Excerpt from a dataset
# # # # #

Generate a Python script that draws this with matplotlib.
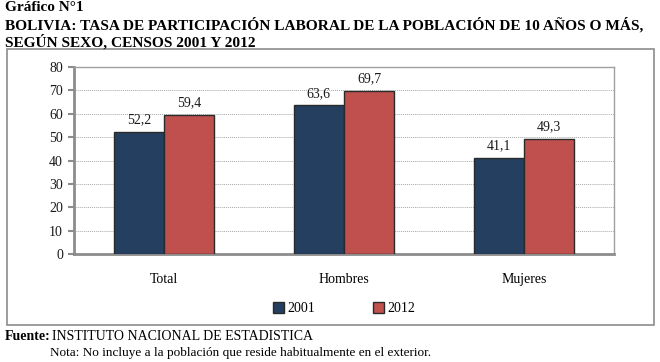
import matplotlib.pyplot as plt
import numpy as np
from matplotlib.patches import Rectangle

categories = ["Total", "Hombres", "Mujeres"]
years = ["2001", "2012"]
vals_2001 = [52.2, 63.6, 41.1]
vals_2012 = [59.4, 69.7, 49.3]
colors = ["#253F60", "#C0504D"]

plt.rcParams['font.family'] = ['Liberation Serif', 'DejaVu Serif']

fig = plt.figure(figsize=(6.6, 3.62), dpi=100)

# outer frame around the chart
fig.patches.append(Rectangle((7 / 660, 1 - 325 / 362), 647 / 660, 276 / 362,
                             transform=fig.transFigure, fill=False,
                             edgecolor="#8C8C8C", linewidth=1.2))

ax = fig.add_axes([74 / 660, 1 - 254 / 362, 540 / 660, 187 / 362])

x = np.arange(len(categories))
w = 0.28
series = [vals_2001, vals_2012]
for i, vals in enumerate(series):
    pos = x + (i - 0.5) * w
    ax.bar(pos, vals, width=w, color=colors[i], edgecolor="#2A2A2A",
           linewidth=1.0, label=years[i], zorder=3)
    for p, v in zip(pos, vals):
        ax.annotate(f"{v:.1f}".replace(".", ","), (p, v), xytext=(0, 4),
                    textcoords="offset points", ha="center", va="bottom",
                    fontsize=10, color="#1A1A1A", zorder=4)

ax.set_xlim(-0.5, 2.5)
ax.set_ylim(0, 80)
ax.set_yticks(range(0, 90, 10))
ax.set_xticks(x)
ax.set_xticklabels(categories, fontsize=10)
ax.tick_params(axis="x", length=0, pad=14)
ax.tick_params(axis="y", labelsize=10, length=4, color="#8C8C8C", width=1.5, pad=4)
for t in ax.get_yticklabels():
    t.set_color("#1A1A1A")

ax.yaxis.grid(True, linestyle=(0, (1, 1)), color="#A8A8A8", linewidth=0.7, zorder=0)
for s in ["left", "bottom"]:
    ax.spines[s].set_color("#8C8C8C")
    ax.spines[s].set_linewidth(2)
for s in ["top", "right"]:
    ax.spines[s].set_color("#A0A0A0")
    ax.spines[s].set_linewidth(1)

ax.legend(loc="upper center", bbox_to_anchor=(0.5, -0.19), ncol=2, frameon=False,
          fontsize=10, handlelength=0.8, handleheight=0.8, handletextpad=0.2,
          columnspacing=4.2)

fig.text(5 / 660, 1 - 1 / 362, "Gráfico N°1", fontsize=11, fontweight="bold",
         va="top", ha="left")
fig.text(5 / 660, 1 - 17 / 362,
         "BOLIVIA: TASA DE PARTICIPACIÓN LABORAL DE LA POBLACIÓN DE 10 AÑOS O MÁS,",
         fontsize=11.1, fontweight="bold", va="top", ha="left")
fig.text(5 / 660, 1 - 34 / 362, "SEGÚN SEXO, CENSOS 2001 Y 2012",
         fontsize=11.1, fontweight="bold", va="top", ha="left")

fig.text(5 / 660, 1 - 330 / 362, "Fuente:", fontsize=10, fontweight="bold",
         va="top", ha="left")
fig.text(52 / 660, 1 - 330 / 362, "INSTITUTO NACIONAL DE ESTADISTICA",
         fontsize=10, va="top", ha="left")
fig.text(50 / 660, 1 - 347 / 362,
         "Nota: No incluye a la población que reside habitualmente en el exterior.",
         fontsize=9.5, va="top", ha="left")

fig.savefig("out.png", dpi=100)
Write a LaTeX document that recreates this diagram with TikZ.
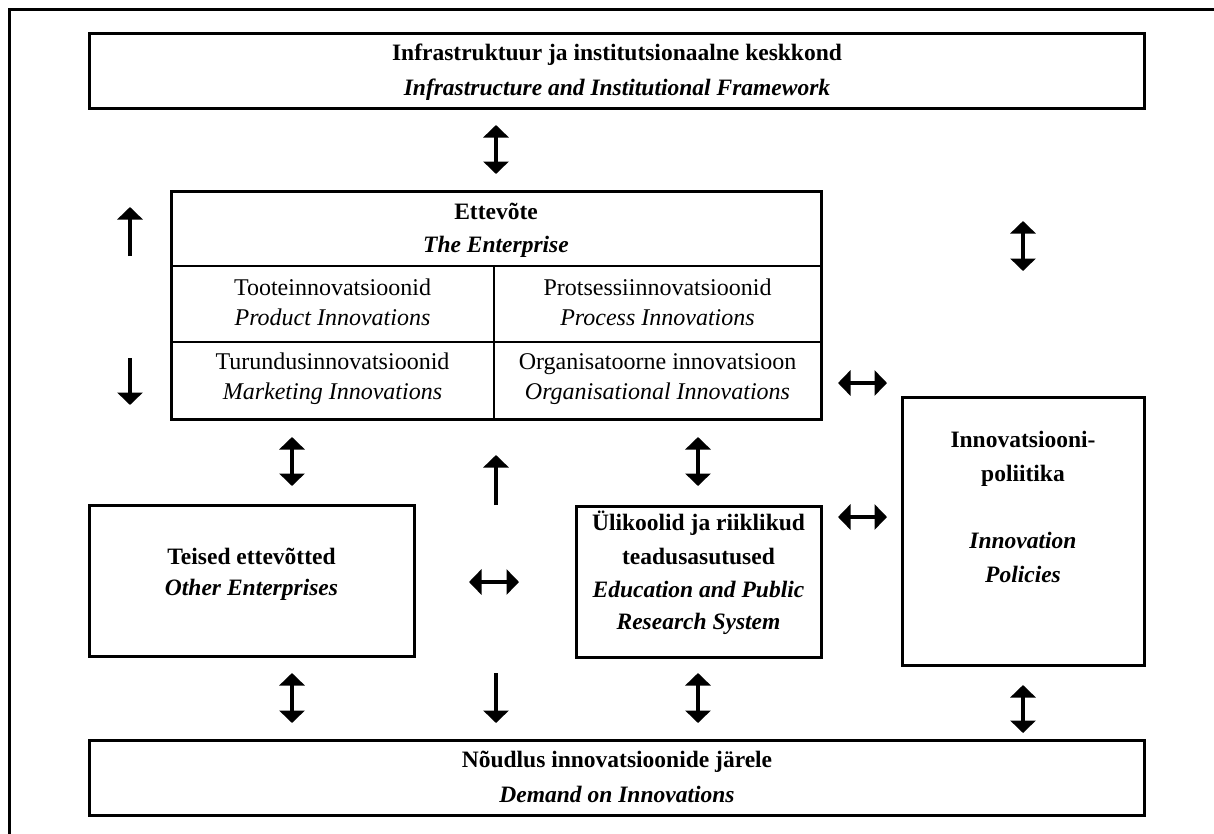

# # # # #

§ Requirements: Write out the records above exactly as they appear, leaving out any pictures.

§ Solution to the exercise:
Generate a Python script that draws this with matplotlib.
import matplotlib.pyplot as plt
import numpy as np
from matplotlib.patches import Rectangle

categories = ["Total", "Hombres", "Mujeres"]
years = ["2001", "2012"]
vals_2001 = [52.2, 63.6, 41.1]
vals_2012 = [59.4, 69.7, 49.3]
colors = ["#253F60", "#C0504D"]

plt.rcParams['font.family'] = ['Liberation Serif', 'DejaVu Serif']

fig = plt.figure(figsize=(6.6, 3.62), dpi=100)

# outer frame around the chart
fig.patches.append(Rectangle((7 / 660, 1 - 325 / 362), 647 / 660, 276 / 362,
                             transform=fig.transFigure, fill=False,
                             edgecolor="#8C8C8C", linewidth=1.2))

ax = fig.add_axes([74 / 660, 1 - 254 / 362, 540 / 660, 187 / 362])

x = np.arange(len(categories))
w = 0.28
series = [vals_2001, vals_2012]
for i, vals in enumerate(series):
    pos = x + (i - 0.5) * w
    ax.bar(pos, vals, width=w, color=colors[i], edgecolor="#2A2A2A",
           linewidth=1.0, label=years[i], zorder=3)
    for p, v in zip(pos, vals):
        ax.annotate(f"{v:.1f}".replace(".", ","), (p, v), xytext=(0, 4),
                    textcoords="offset points", ha="center", va="bottom",
                    fontsize=10, color="#1A1A1A", zorder=4)

ax.set_xlim(-0.5, 2.5)
ax.set_ylim(0, 80)
ax.set_yticks(range(0, 90, 10))
ax.set_xticks(x)
ax.set_xticklabels(categories, fontsize=10)
ax.tick_params(axis="x", length=0, pad=14)
ax.tick_params(axis="y", labelsize=10, length=4, color="#8C8C8C", width=1.5, pad=4)
for t in ax.get_yticklabels():
    t.set_color("#1A1A1A")

ax.yaxis.grid(True, linestyle=(0, (1, 1)), color="#A8A8A8", linewidth=0.7, zorder=0)
for s in ["left", "bottom"]:
    ax.spines[s].set_color("#8C8C8C")
    ax.spines[s].set_linewidth(2)
for s in ["top", "right"]:
    ax.spines[s].set_color("#A0A0A0")
    ax.spines[s].set_linewidth(1)

ax.legend(loc="upper center", bbox_to_anchor=(0.5, -0.19), ncol=2, frameon=False,
          fontsize=10, handlelength=0.8, handleheight=0.8, handletextpad=0.2,
          columnspacing=4.2)

fig.text(5 / 660, 1 - 1 / 362, "Gráfico N°1", fontsize=11, fontweight="bold",
         va="top", ha="left")
fig.text(5 / 660, 1 - 17 / 362,
         "BOLIVIA: TASA DE PARTICIPACIÓN LABORAL DE LA POBLACIÓN DE 10 AÑOS O MÁS,",
         fontsize=11.1, fontweight="bold", va="top", ha="left")
fig.text(5 / 660, 1 - 34 / 362, "SEGÚN SEXO, CENSOS 2001 Y 2012",
         fontsize=11.1, fontweight="bold", va="top", ha="left")

fig.text(5 / 660, 1 - 330 / 362, "Fuente:", fontsize=10, fontweight="bold",
         va="top", ha="left")
fig.text(52 / 660, 1 - 330 / 362, "INSTITUTO NACIONAL DE ESTADISTICA",
         fontsize=10, va="top", ha="left")
fig.text(50 / 660, 1 - 347 / 362,
         "Nota: No incluye a la población que reside habitualmente en el exterior.",
         fontsize=9.5, va="top", ha="left")

fig.savefig("out.png", dpi=100)
Write a LaTeX document that recreates this diagram with TikZ.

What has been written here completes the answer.